I was in LA on business. And my last full day there, I spent sleeping. I was exhausted. I had put an ad on craig's list--but I wasn't getting any bites. I was falling asleep.
My sleep turned into a coma. And before I knew it, it was midnight. I was horny and hungry. An awful combination. I was staying in the most busted hotel in LA. It didn't have room service. It was located in a rich part of town that had absolutely no late night restaurants nearby.
I was horny, hungry, and now...agitated. So I went to the front desk to query for food options. There was a golden faced short black man behind the counter. He was attractive, had a big mouth and a huge smile. I immediately assumed he was gay, but I didn't think much of it, because I wasn't that interested. There's nothing open at this hour sir, but you can go check out the vending machines. I'm sorry I couldn't be of more help, it's my first night, he said.

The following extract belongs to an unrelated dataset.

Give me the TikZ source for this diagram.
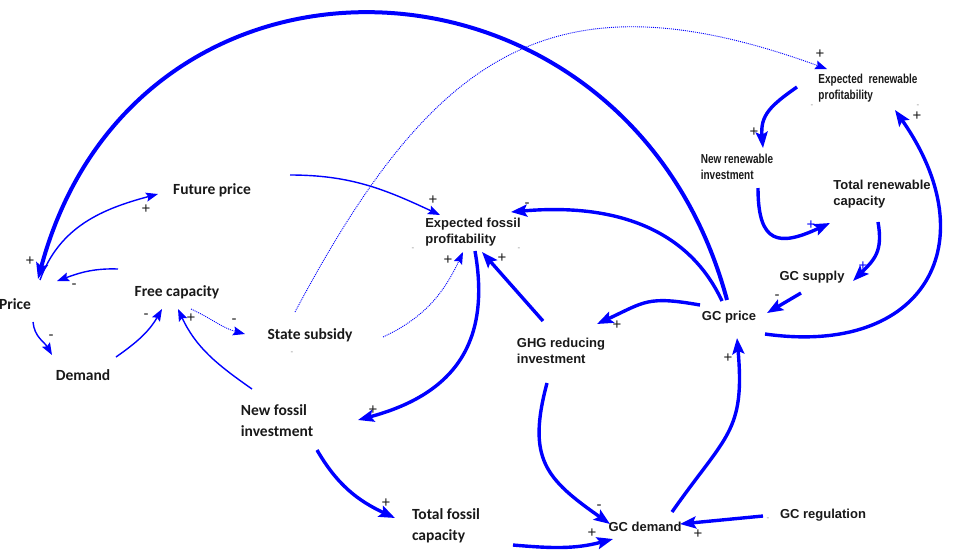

Oh great. I'm starving, I get stuck with a neophyte behind the front desk. I decided to turn the corner and check out the vending machine. Heck, you never know what might surprise you. I was surprised alright. $1 for a small snack size back of fritos? Shocking. But I bought it cause I was hungry. And as I went back to my room and passed the front desk, the front desk clerk asked, Is there anything else I can do for you?
Unless you can get me a meal, I don't think so, I said. I'm sorry, he said. He feigned a look of sadness, but it had a little bit of a smile to it. But then he added, But if there is anything I can help you with, I'm here until 7am.
What? I thought.
Anyone else would have just said that there is someone always at the front desk. But he made a point to tell me that he got off at 7am. He was straight up flirting with me.
I went back to my room, and started eating my fritos while I popped into my computer the greatest musical ever made, West Side Story. I fell asleep watching Rita Moreno throw down on the dance floor, and I entered into a dream where I was fucking down the front desk clerk.
I woke up in a bit of a sweat. All I could remember was that--in my dream-- the front desk clerk had a tight little body. And the sex was good. Did he have tight body under that dress shirt? Was he really flirting with me?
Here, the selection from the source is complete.